#NONARNIA

performance East Belfast 2016 : Wardrobe, Mirror, Sign, Street, pulling action. 
‘We all wish we could be transported to some magical land of possibilities at sometime in our lives’ anon

#nonarnia is a humorous public, social media and performance event that takes its premise from the literature of C.S. Lewis’s 1950 children’s series ‘The Lion, the Witch and The Wardrobe’.

Visual Artist Paul Moore invites you to take up the pilgrimage and step through the portal to discover what you might of been or where you might have gone.

This Belfast-focused project critiques the adoption of fantastic cultural icons as signifiers of the gentrification processes.

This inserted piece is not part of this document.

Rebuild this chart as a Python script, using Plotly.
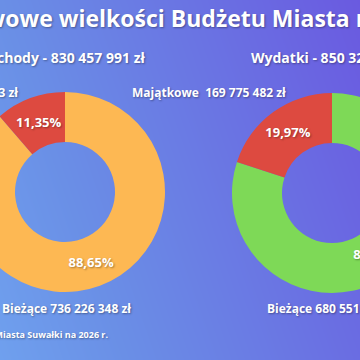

Moore has been producing different works in response to C.S. Lewis’s 1950’s children’s book, The Lion the Witch and The Wardrobe. Each of the individual works has its own unique qualities and relationship with East Belfast and its community, working as individual pieces and together in a series as larger body of work.

“Furniture can often be overlooked as a mundane feature of the home. But its resonance in our lives is much more profound. Cupboards, for example, contain our past – as well as our regrets and secrets. Our wardrobes, meanwhile, suggest who we might have become, and where we might have gone.”

The performances investigate how our individual and local identity is affected by global financial and political landscapes. It poses questions on how these institutional modes and attitudes to space, culture and the body apply to our own locality and sense of place.

The work draws awareness to local and individual identity and its history within the urban environment which has been politically and religiously oppressed throughout its history. East Belfast is now undergoing a process of gentrification in public spaces based on local icons such as the development of C.S Lewis Square, and using themes from the Narnia Chronicles they echo and subvert the political and religious rhetoric of the area.

‘It is very foolish to shut one-self into any wardrobe. ‘―C.S. Lewis.